We have heard it all before. I have been fortunate to have been on both sides of the fence; as a former school principal and also working in sales and marketing for the Middle East’s top education magazine. This is a unique vantage point, as I get to speak to both the developers of these education technology resources and the educators who want their schools to purchase them. If I have learned anything over the years, it is that, unless the #EdTech product you are selling has a teacher championing its cause in the school, it is highly likely to end up in the cupboard gathering dust.

Why is it necessary to have a teacher championing your product?

The answer is simple. Teachers trust teachers. It is great to extol the virtues of your products, but unless a teacher says that it works and gives details on how he or she uses it to enhance teaching and learning or another school function, it is merely your words. Teachers love to see concrete examples of the products you sell really making a difference to the teaching and learning process.

Has your product or service been tried and tested by teachers?

Who will they call when they get stuck in the middle of a lesson or while planning for a lesson? You may have great after sales service and support, but that is not enough. Teachers just don’t have the time to wait for an appointment to speak to an authorised person for something simple, not to mention that the person may not know the context of the school, etc. Your teacher champion would be on staff and available to help at the drop of a hat. Teacher champions can become so valuable that you may eventually consider them as spokespersons for your products. Compensation is necessary, but it does not always have to be cash. You can be quite creative in how you compensate the teachers who are championing your products.

Never underestimate the magic of the familiar.

If the teachers are familiar with the person delivering the support and training on your product, they are more comfortable and willing to ask the simplest or even silliest of questions.

  • Select a teacher who is enthusiastic about the product and excited to share it with others.
  • Provide the training to your teacher (#EdTech) champion so, he/she fully understands how it works.
  • Encourage them to get other teachers on-board with your product.
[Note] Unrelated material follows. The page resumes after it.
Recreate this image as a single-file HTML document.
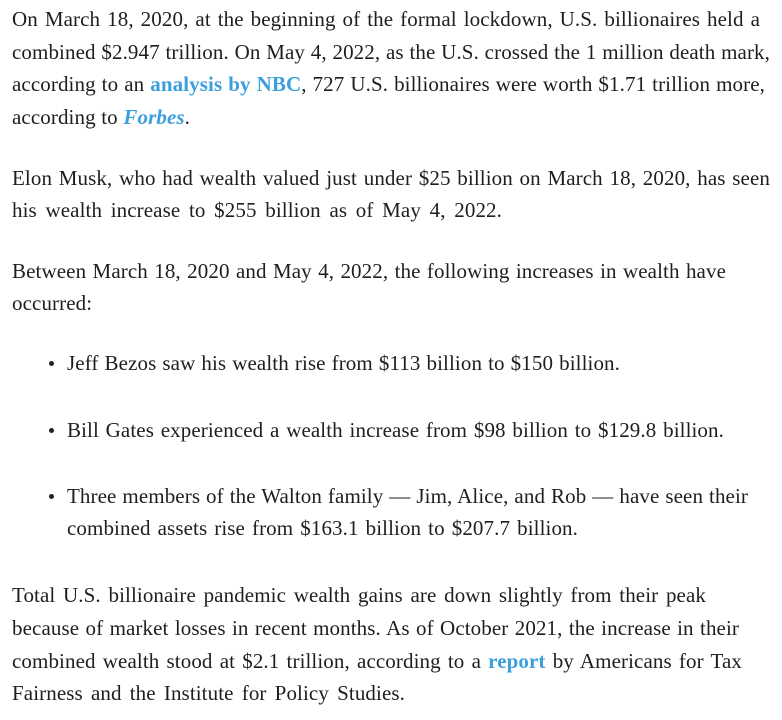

There have been far too many training sessions in schools, delivered by capable company representatives in which teachers sat silently disengaged. Use the power of the familiar to your advantage.

Teachers are loyal.

From my experience, when teachers fall in love with a product, they tend to stick with it for years. They will keep using it from one academic year to the next. What’s even better, is that the sharing culture among teachers is well established and even encouraged, so rest assured that if you have a teacher champion for your product, he/she will share it with colleagues. Many students are already tech savvy. They will benefit even more when teachers are enthusiastic about the #EdTech products that they are using.